The thesis of “Gasoline Rainbow,” the latest cinematic fantasia from the brothers Bill and Turner Ross, is articulated in its first moments, in voice-over set atop a sunset. “Sometimes when I look at night, I see that light over the hills, and I just wonder what it’s like … to be there,” a youthful voice says wistfully. The speaker wants to know if they’re alone in being who they are — a “weirdo,” as they put it. “I want to be out,” they continue. “I want to be myself, I want to be accepted. I want to be loved for who I am.”
Technically we’ve not yet met this person, but that doesn’t matter: We know them. The misfit outsider is a familiar character in movies and literature, and often possesses some wisdom that people trapped in the more conventional daily grind can’t see. There’s a tiny bit of the prophet in every outsider — and, of course, all prophets are outsiders.
“Gasoline Rainbow” is a technically fictional tale of five such misfits who get in a car and go on a journey toward the Pacific Coast. I say “technically,” because like much of the Rosses’ work, there’s not much separation between reality and make-believe. Their previous film, for instance, the 2020 sorta-documentary “Bloody Nose, Empty Pockets” sets up a scenario — the final night at a Vegas dive bar, on the eve of the 2016 presidential election — and populates it with real drinkers, who have a real rager on camera. But the bar itself wasn’t technically closing, it wasn’t in Vegas and these people weren’t regulars there. What, you might ask yourself, are you watching?
You are watching people figure out how to live at the end of the world, how to relate to one another and find joy in the middle of loss and uncertainty. Whether or not the scenario is staged, the human heart of it is absolutely real. “Gasoline Rainbow” is a little like “Bloody Nose, Empty Pockets,” in that the five teenagers at its center, playing versions of themselves, are looking for a “party at the end of the world” that they’ve heard about. But mostly they are there to be with one another, and it’s obvious their real personalities are part of the story.
The five travelers — Tony Aburto, Micah Bunch, Nichole Dukes, Nathaly Garcia, Makai Garza — are all friends in Wiley, Ore. (a town which, incidentally, doesn’t exist). They’re seeking “one last fun adventure we can all do together” before they have to return home and get real jobs. These are kids who didn’t like school and didn’t like home life. In another movie, they’d be delinquents running from the law.
But “Gasoline Rainbow” isn’t that movie. There’s an uncommon sweetness to this film, which is less about running away from something and more about discovering the road of life is littered with goodness, if you know where to look. There’s a loose, languorous quality to “Gasoline Rainbow,” which the Rosses shot using a mostly improvised format, a collaboration between actors and filmmakers. It feels like a home movie, or a documentary — a capture of a slice of life in which there’s no plot other than whatever happens on the road ahead.

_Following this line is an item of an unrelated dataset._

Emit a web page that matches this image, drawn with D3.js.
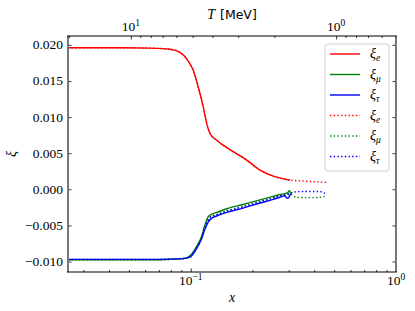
<!DOCTYPE html>
<html><head><meta charset="utf-8">
<script src="https://cdn.jsdelivr.net/npm/d3@7"></script>
<style>
body{margin:0;background:#fff}
svg{display:block}
</style>
</head><body>
<svg id="c" width="415" height="311" font-family="'Liberation Serif', 'DejaVu Serif', serif"></svg>
<script>
// ---------- data ----------
const xE  = [0.02525,0.045,0.0634,0.0793,0.0887,0.0956,0.1030,0.1089,0.1152,0.1197,0.1242,0.1338,0.1553,0.1874,0.2176,0.2525,0.3046];
const yE  = [0.0196,0.0196,0.01955,0.0194,0.01896,0.01805,0.01644,0.01414,0.01138,0.0091,0.00772,0.0068,0.0055,0.00404,0.00266,0.00183,0.00128];
const xMu = [0.02525,0.07,0.0917,0.0992,0.1069,0.1131,0.1174,0.1218,0.1265,0.1338,0.1498,0.1798,0.2176,0.2518,0.2723,0.2877,0.2960,0.3025,0.3080];
const yMu = [-0.00975,-0.00975,-0.0096,-0.0092,-0.0079,-0.0065,-0.0049,-0.0038,-0.00345,-0.0032,-0.0027,-0.0021,-0.00146,-0.00098,-0.00072,-0.0006,-0.0005,-0.0002,-0.0008];
const xTau = [0.02525,0.07,0.0917,0.0992,0.1069,0.1131,0.1174,0.1218,0.1265,0.1338,0.1498,0.1798,0.2176,0.2518,0.2723,0.2877,0.2935,0.2990,0.3040,0.3080];
const yTau = [-0.0097,-0.0097,-0.0096,-0.0094,-0.0082,-0.0068,-0.0055,-0.0045,-0.0040,-0.0037,-0.0032,-0.0026,-0.0019,-0.0014,-0.0011,-0.0009,-0.0012,-0.0012,-0.0008,-0.00065];
const xEd  = [0.02525,0.045,0.0634,0.0793,0.0887,0.0956,0.1030,0.1089,0.1152,0.1197,0.1242,0.1338,0.1553,0.1874,0.2176,0.2525,0.3046,0.35,0.40,0.457];
const yEd  = [0.0196,0.0196,0.01955,0.0194,0.01896,0.01805,0.01644,0.01414,0.01138,0.0091,0.00772,0.0068,0.0055,0.00404,0.00266,0.00183,0.00128,0.00115,0.00105,0.00096];
const xMuD = [0.02525,0.07,0.0917,0.0992,0.1069,0.1131,0.1174,0.1218,0.1265,0.1338,0.1498,0.1798,0.2176,0.2518,0.2723,0.2877,0.3046,0.3150,0.3260,0.3600,0.4000,0.4350,0.4470,0.4530];
const yMuD = [-0.00975,-0.00975,-0.0096,-0.0093,-0.0081,-0.0067,-0.0052,-0.0042,-0.0037,-0.0035,-0.0030,-0.0024,-0.0017,-0.0012,-0.0009,-0.00075,-0.0006,-0.0009,-0.0011,-0.00115,-0.00115,-0.0011,-0.0010,-0.0008];
const xTauD = [0.02525,0.07,0.0917,0.0992,0.1069,0.1131,0.1174,0.1218,0.1265,0.1338,0.1498,0.1798,0.2176,0.2518,0.2723,0.2877,0.3046,0.3150,0.3260,0.3600,0.4000,0.4350,0.4470,0.4530];
const yTauD = [-0.0097,-0.0097,-0.0096,-0.0093,-0.0081,-0.0067,-0.0052,-0.0042,-0.0037,-0.0035,-0.0030,-0.0024,-0.0017,-0.0012,-0.0009,-0.00075,-0.0006,-0.0004,-0.00035,-0.0003,-0.0003,-0.00035,-0.0005,-0.0008];

const yTicks = [-0.010,-0.005,0.000,0.005,0.010,0.015,0.020];
const xMajor = [0.1,1];
const xMajorExp = ["−1","0"];
const xMinor = [0.03,0.04,0.05,0.06,0.07,0.08,0.09,0.2,0.3,0.4,0.5,0.6,0.7,0.8,0.9];
const tMajor = [10,1];
const tMajorExp = ["1","0"];
const tMinor = [20,9,8,7,6,5,4,3,2,0.9,0.8,0.7,0.6];
const me = 0.511;

const seriesNames = ["e","μ","τ","e","μ","τ"];
const seriesColors = ["#ff0000","#008000","#0000ff","#ff0000","#008000","#0000ff"];
const seriesDash = [null,null,null,"1.4,2.3","1.4,2.3","1.4,2.3"];

// ---------- layout ----------
const L=68,R=396,T=36,B=272;
const SERIF = "'Liberation Serif', 'DejaVu Serif', serif";
const svg = d3.select("#c");
svg.append("rect").attr("width",415).attr("height",311).attr("fill","#fff");

const x = d3.scaleLog().domain([0.02525,1]).range([L,R]);
const xT = d3.scaleLog().domain([me/0.02525, me/1]).range([L,R]);
const y = d3.scaleLinear().domain([-0.011454,0.02123]).range([B,T]);

const series = [
  [xE,yE],[xMu,yMu],[xTau,yTau],[xEd,yEd],[xMuD,yMuD],[xTauD,yTauD]
];
const line = d3.line().x(d=>x(d[0])).y(d=>y(d[1])).curve(d3.curveMonotoneX);

const plot = svg.append("g");
series.forEach((s,i)=>{
  const pts = s[0].map((v,j)=>[v,s[1][j]]);
  const p = plot.append("path").datum(pts).attr("d",line)
    .attr("fill","none").attr("stroke",seriesColors[i]).attr("stroke-width",1.4)
    .attr("stroke-linejoin","round");
  if(seriesDash[i]) p.attr("stroke-dasharray",seriesDash[i]);
});

// ---------- axes (ticks inward) ----------
function clean(g){ g.select(".domain").remove(); g.selectAll("text").remove(); g.selectAll("line").attr("stroke","#000").attr("stroke-width",0.8); }
svg.append("g").attr("transform",`translate(0,${B})`).call(d3.axisBottom(x).tickValues(xMajor).tickSize(-3.5).tickFormat("")).call(clean);
svg.append("g").attr("transform",`translate(0,${B})`).call(d3.axisBottom(x).tickValues(xMinor).tickSize(-2).tickFormat("")).call(clean);
svg.append("g").attr("transform",`translate(0,${T})`).call(d3.axisTop(xT).tickValues(tMajor).tickSize(-3.5).tickFormat("")).call(clean);
svg.append("g").attr("transform",`translate(0,${T})`).call(d3.axisTop(xT).tickValues(tMinor).tickSize(-2).tickFormat("")).call(clean);
svg.append("g").attr("transform",`translate(${L},0)`).call(d3.axisLeft(y).tickValues(yTicks).tickSize(-3.5).tickFormat("")).call(clean);
svg.append("g").attr("transform",`translate(${R},0)`).call(d3.axisRight(y).tickValues(yTicks).tickSize(-3.5).tickFormat("")).call(clean);

// spines
svg.append("line").attr("x1",L).attr("x2",L).attr("y1",T).attr("y2",B).attr("stroke","#777").attr("stroke-width",2);
svg.append("line").attr("x1",R).attr("x2",R).attr("y1",T).attr("y2",B).attr("stroke","#777").attr("stroke-width",2);
svg.append("line").attr("x1",L-1).attr("x2",R+1).attr("y1",T).attr("y2",T).attr("stroke","#000").attr("stroke-width",1);
svg.append("line").attr("x1",L-1).attr("x2",R+1).attr("y1",B).attr("y2",B).attr("stroke","#000").attr("stroke-width",1);

// y tick labels
const fmt = d3.format(".3f");
svg.append("g").selectAll("text").data(yTicks).join("text")
  .attr("font-family",SERIF)
  .attr("x",L-5).attr("y",d=>y(d)+4.5).attr("text-anchor","end").attr("font-size",13.5)
  .text(d=>fmt(d).replace("-","−"));

// bottom tick labels
xMajor.forEach((v,i)=>{
  const t = svg.append("text").attr("font-family",SERIF).attr("x",x(v)).attr("y",285).attr("text-anchor","middle").attr("font-size",13.5);
  t.append("tspan").text("10");
  t.append("tspan").attr("dy",-5).attr("font-size",9.5).text(xMajorExp[i]);
});
// top tick labels
tMajor.forEach((v,i)=>{
  const t = svg.append("text").attr("font-family",SERIF).attr("x",xT(v)).attr("y",30.5).attr("text-anchor","middle").attr("font-size",13.5);
  t.append("tspan").text("10");
  t.append("tspan").attr("dy",-5).attr("font-size",9.5).text(tMajorExp[i]);
});

// axis labels
svg.append("text").attr("font-family",SERIF).attr("x",(L+R)/2).attr("y",302).attr("text-anchor","middle")
  .attr("font-size",14).attr("font-style","italic").text("x");
const tl = svg.append("text").attr("font-family",SERIF).attr("x",(L+R)/2).attr("y",18.5).attr("text-anchor","middle").attr("font-size",14);
tl.append("tspan").attr("font-style","italic").text("T");
tl.append("tspan").attr("dx",5).attr("font-family","'DejaVu Sans', sans-serif").attr("font-size",12.5).text("[MeV]");
svg.append("text").attr("font-family",SERIF).attr("transform",`translate(16,${(T+B)/2}) rotate(-90)`).attr("text-anchor","middle")
  .attr("font-size",14).attr("font-style","italic").text("ξ");

// legend
const lg = svg.append("g");
lg.append("rect").attr("x",325).attr("y",44).attr("width",64).attr("height",127).attr("rx",3)
  .attr("fill","#fff").attr("fill-opacity",0.8).attr("stroke","#d0d0d0").attr("stroke-width",1);
seriesNames.forEach((n,i)=>{
  const yy = 54 + i*20.5;
  const l = lg.append("line").attr("x1",330).attr("x2",360).attr("y1",yy).attr("y2",yy)
    .attr("stroke",seriesColors[i]).attr("stroke-width",1.4);
  if(seriesDash[i]) l.attr("stroke-dasharray",seriesDash[i]);
  const t = lg.append("text").attr("font-family",SERIF).attr("x",370).attr("y",yy+4).attr("font-size",14).attr("font-style","italic");
  t.append("tspan").text("ξ");
  t.append("tspan").attr("dy",3).attr("font-size",9.5).text(n);
});
</script>
</body></html>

That road is full of people who also feel like weirdos. There are burnouts and stoners who generously share tips and directions with the kids. There are skaters they chat with on the street who share their own stories and make sure the kids are safe and OK. Not every encounter is well and good — at one point, the tires on their van are stolen, leaving them to figure out how to keep going. But as viewers, we soon settle into the sense that these teenagers are going to be just fine.
Along the way they talk about what haunts them back home: soured relationships, preoccupied parents, loss, deportation, the general sense that life’s sameness is stifling. But almost everyone they encounter is older than them, and offers mentorship of one kind or another. At one point, before visiting some older family friends of one of the teens, another expresses worry about hanging out with “old people” who are “30 or 40.”
“Maybe they’re hippies,” another says. It’s a tiny window to the whole point of “Gasoline Rainbow,” which is this: Every generation has had its outsiders. There’s always been a group of people who didn’t feel like they really belonged. The lucky ones found one another and, decades later, are ready to pave over the bumps as best they can for those who are coming up behind. That’s the joy at the heart of this movie — the sense that for every square peg jammed into the wrong-shaped hole, there’s a whole bucket of similar shaped pegs waiting for them.
The teens do make it to the party at the end of the world, but, as you might predict, it’s not quite what they expected. It never had to be. The destination, as most of us discover eventually, is almost beside the point.